§ WHAT TO DO: Collect all the lines that mention the word "this".

● ● ● ● ●

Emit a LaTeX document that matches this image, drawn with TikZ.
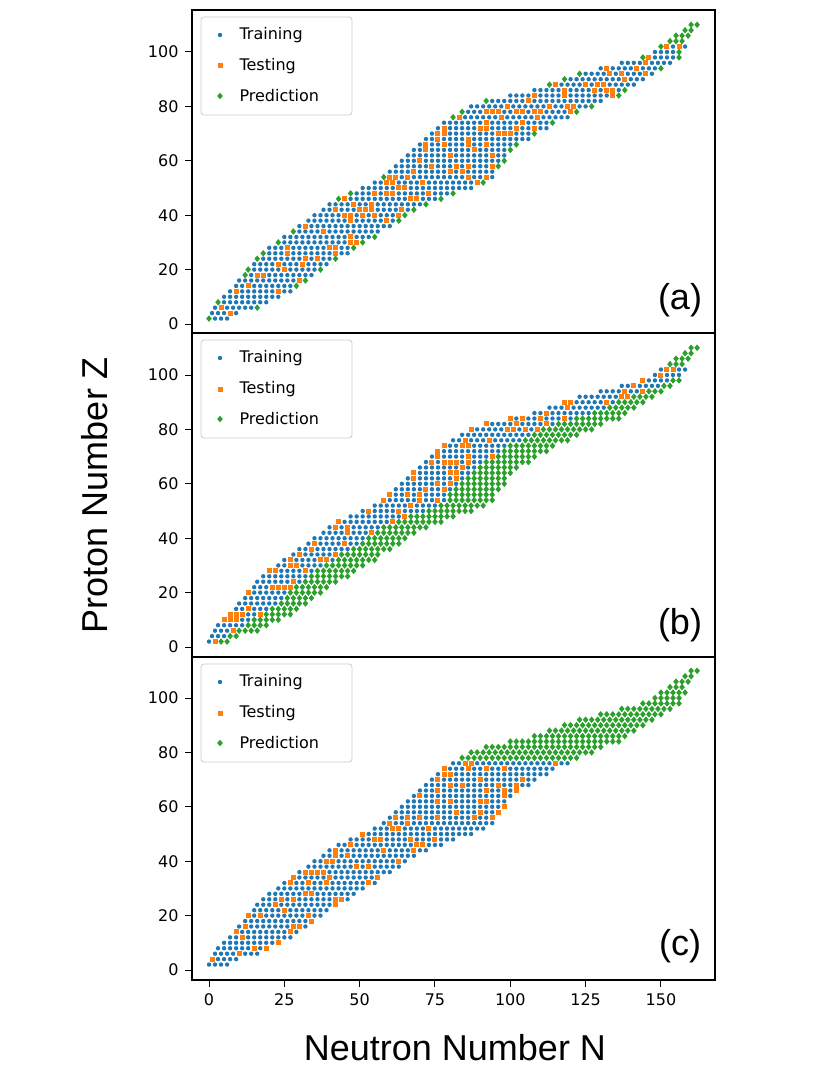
\documentclass[tikz,border=0pt]{standalone}
\usepackage{fontspec}
\setmainfont{DejaVu Sans}
\newfontfamily\arialf{Liberation Sans}
\definecolor{cB}{HTML}{1F77B4}
\definecolor{cO}{HTML}{FF7F0E}
\definecolor{cG}{HTML}{2CA02C}
\def\zlist{2/0/6,4/1/10,6/2/16,8/3/20,10/5/24,12/7/27,14/9/30,16/10/33,18/12/35,20/13/38,22/15/40,24/16/43,26/18/46,28/20/49,30/23/52,32/25/55,34/28/57,36/30/60,38/33/63,40/35/65,42/38/68,44/40/72,46/43/77,48/47/82,50/51/88,52/55/92,54/58/94,56/60/95,58/62/97,60/64/98,62/66/99,64/68/100,66/70/103,68/72/106,70/74/109,72/76/112,74/78/115,76/81/119,78/84/123,80/87/127,82/92/131,84/100/136,86/108/139,88/113/142,90/118/145,92/123/148,94/130/151,96/137/154,98/144/156,100/148/157,102/150/158,104/153/158,106/155/159,108/158/160,110/160/162}
\newcommand\mypanel[2]{%
 \pgfmathsetseed{#2*17+3}%
 \foreach \z/\lo/\hi in \zlist {%
  \pgfmathtruncatemacro\nn{\lo+2}%
  \foreach \n in {\lo,\nn,...,\hi}{%
    \pgfmathsetmacro\px{209+3.013*\n}%
    \pgfmathsetmacro\py{#1-2.72*\z}%
    \pgfmathsetmacro\rr{rnd}%
    \ifcase#2
      \pgfmathtruncatemacro\cls{(\z>=104) ? 2 : (((\n==\lo) || (\n+2>\hi)) && (\rr<0.45) ? 2 : (\rr<0.2 ? 1 : 0))}%
    \or
      \pgfmathtruncatemacro\cls{((\z>=104) || (\n>=(\lo+\hi)/2+\z/25)) ? 2 : (\rr<0.18 ? 1 : 0)}%
    \or
      \pgfmathtruncatemacro\cls{(\z>=78) ? 2 : (\rr<0.18 ? 1 : 0)}%
    \fi
    \ifcase\cls
      \fill[cB] (\px,\py) circle (2.2);
    \or
      \fill[cO] (\px-2.5,\py-2.5) rectangle (\px+2.5,\py+2.5);
    \or
      \fill[cG] (\px,\py-3.3) -- (\px+2.8,\py) -- (\px,\py+3.3) -- (\px-2.8,\py) -- cycle;
    \fi
  }}}
\newcommand\myaxes[3]{% top, bottom, y0
  \draw[line width=1.6pt] (192,#1) rectangle (715,#2);
  \foreach \v in {0,20,...,100}{
    \pgfmathsetmacro\yy{#3-2.72*\v}
    \draw[line width=1pt] (192,\yy) -- (185,\yy);
    \node[anchor=east,font=\fontsize{16}{18}\selectfont] at (182,\yy) {\v};
  }}
\newcommand\mylegend[1]{% top y
  \draw[gray!40,fill=white,fill opacity=0.85,rounded corners=3pt,line width=0.8pt] (201,#1) rectangle (352,#1+98);
  \fill[cB] (220,#1+18) circle (2.2);
  \fill[cO] (217.5,#1+46.5) rectangle (222.5,#1+51.5);
  \fill[cG] (220,#1+75.7) -- (222.8,#1+79) -- (220,#1+82.3) -- (217.2,#1+79) -- cycle;
  \node[anchor=west,font=\fontsize{16}{18}\selectfont] at (236,#1+18) {Training};
  \node[anchor=west,font=\fontsize{16}{18}\selectfont] at (236,#1+49) {Testing};
  \node[anchor=west,font=\fontsize{16}{18}\selectfont] at (236,#1+79) {Prediction};
}
\begin{document}
\begin{tikzpicture}[x=1pt,y=-1pt]
\useasboundingbox (0,0) rectangle (830,1075);
\fill[white] (0,0) rectangle (830,1075);
\mypanel{324}{0}
\mypanel{647}{1}
\mypanel{970}{2}
\myaxes{10}{333}{324}
\myaxes{333}{657}{647}
\myaxes{657}{980}{970}
\mylegend{17}
\mylegend{340}
\mylegend{664}
\node[font=\arialf\fontsize{36}{40}\selectfont] (la) at (680,300) {(a)};
\node[font=\arialf\fontsize{36}{40}\selectfont] (lb) at (680,625) {(b)};
\node[font=\arialf\fontsize{36}{40}\selectfont] (lc) at (680,946) {(c)};
\foreach \v in {0,25,...,150}{
  \pgfmathsetmacro\xx{209+3.013*\v}
  \draw[line width=1pt] (\xx,980) -- (\xx,987);
  \node[anchor=north,font=\fontsize{16}{18}\selectfont] at (\xx,990) {\v};
}
\node[font=\arialf\fontsize{36}{40}\selectfont] (xl) at (455,1048) {Neutron Number N};
\node[font=\arialf\fontsize{36}{40}\selectfont,rotate=90] (yl) at (95,495) {Proton Number Z};
\end{tikzpicture}
\end{document}
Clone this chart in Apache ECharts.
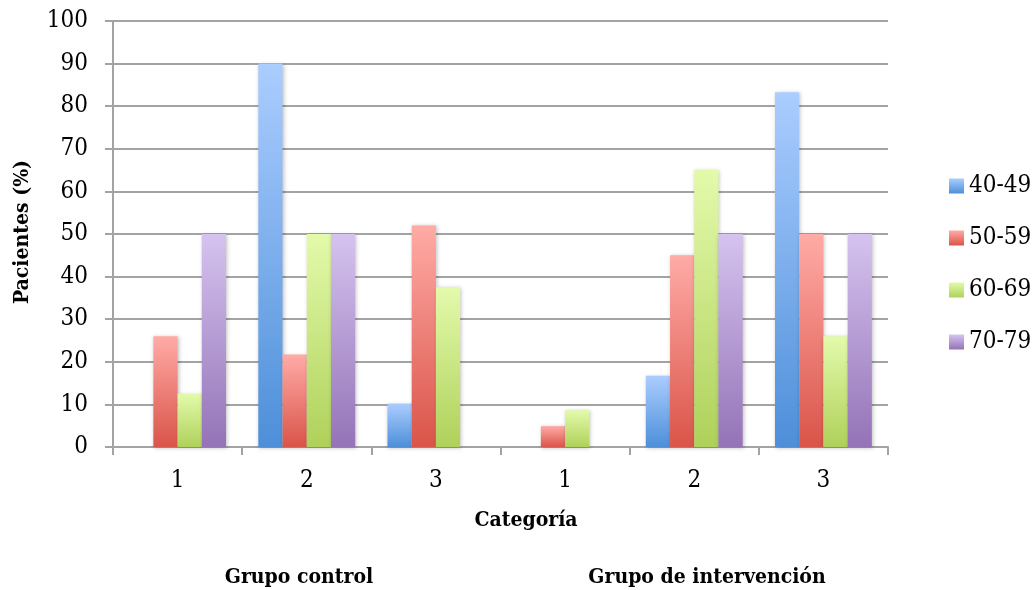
<!DOCTYPE html>
<html>
<head>
<meta charset="utf-8">
<script src="https://cdn.jsdelivr.net/npm/echarts@6/dist/echarts.min.js"></script>
<style>html,body{margin:0;padding:0;background:#fff}#c{width:1035px;height:590px}</style>
</head>
<body>
<div id="c"></div>
<script>
const categories = ['1', '2', '3', '1', '2', '3'];
const seriesNames = ['40-49', '50-59', '60-69', '70-79'];
const s4049 = [0, 90, 10.2, 0, 16.7, 83.3];
const s5059 = [26, 21.7, 52, 4.9, 45, 50];
const s6069 = [12.5, 50, 37.5, 8.6, 65.1, 26];
const s7079 = [50, 50, 0, 0, 50, 50];
const yTicks = [0, 100, 10];
const groupLabels = ['Grupo control', 'Grupo de intervención'];
const xTitle = 'Categoría';
const yTitle = 'Pacientes (%)';

const gradients = [
  ['#abcdff', '#4d8fd9'],
  ['#ffaba6', '#da5449'],
  ['#e3faab', '#afd15a'],
  ['#d5c3ef', '#9473b7']
];
const dataSets = [s4049, s5059, s6069, s7079];
const FONT = '"DejaVu Serif Condensed", "DejaVu Serif", serif';

const chart = echarts.init(document.getElementById('c'));
chart.setOption({
  animation: false,
  grid: { left: 113, right: 147, top: 21, bottom: 143, containLabel: false },
  legend: {
    orient: 'vertical', left: 944, top: 169,
    itemWidth: 15, itemHeight: 15, itemGap: 28,
    icon: 'rect',
    textStyle: { fontFamily: FONT, fontSize: 24, color: '#000' },
    data: seriesNames
  },
  xAxis: {
    type: 'category', data: categories,
    axisLine: { show: true, lineStyle: { color: '#a3a3a3', width: 2 } },
    axisTick: { show: true, length: 8, lineStyle: { color: '#a3a3a3', width: 2 } },
    axisLabel: { fontFamily: FONT, fontSize: 24, color: '#000', margin: 22 },
    splitLine: { show: false }
  },
  yAxis: {
    type: 'value', min: yTicks[0], max: yTicks[1], interval: yTicks[2],
    axisLine: { show: true, lineStyle: { color: '#a3a3a3', width: 2 } },
    axisTick: { show: true, length: 8, lineStyle: { color: '#a3a3a3', width: 2 } },
    axisLabel: { fontFamily: FONT, fontSize: 24, color: '#000', margin: 25 },
    splitLine: { show: true, lineStyle: { color: '#a3a3a3', width: 2 } }
  },
  series: seriesNames.map((name, i) => ({
    name: name, type: 'bar', data: dataSets[i],
    barGap: '0%', barCategoryGap: '25%',
    itemStyle: {
      color: new echarts.graphic.LinearGradient(0, 0, 0, 1, [
        { offset: 0, color: gradients[i][0] },
        { offset: 1, color: gradients[i][1] }
      ]),
      shadowBlur: 4, shadowColor: 'rgba(0,0,0,0.25)', shadowOffsetX: 1, shadowOffsetY: 1
    }
  })),
  graphic: [
    { type: 'text', x: 526, y: 521, style: { text: xTitle, fontFamily: FONT, fontWeight: 'bold', fontSize: 21, fill: '#000', textAlign: 'center', textVerticalAlign: 'middle' } },
    { type: 'text', x: 299, y: 578, style: { text: groupLabels[0], fontFamily: FONT, fontWeight: 'bold', fontSize: 21, fill: '#000', textAlign: 'center', textVerticalAlign: 'middle' } },
    { type: 'text', x: 707, y: 578, style: { text: groupLabels[1], fontFamily: FONT, fontWeight: 'bold', fontSize: 21, fill: '#000', textAlign: 'center', textVerticalAlign: 'middle' } },
    { type: 'text', x: 23, y: 232, rotation: Math.PI / 2, style: { text: yTitle, fontFamily: FONT, fontWeight: 'bold', fontSize: 21, fill: '#000', textAlign: 'center', textVerticalAlign: 'middle' } }
  ]
});
</script>
</body>
</html>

● ● ● ● ●

§ CORRECT ANSWER:
Emit a LaTeX document that matches this image, drawn with TikZ.
Clone this chart in Apache ECharts.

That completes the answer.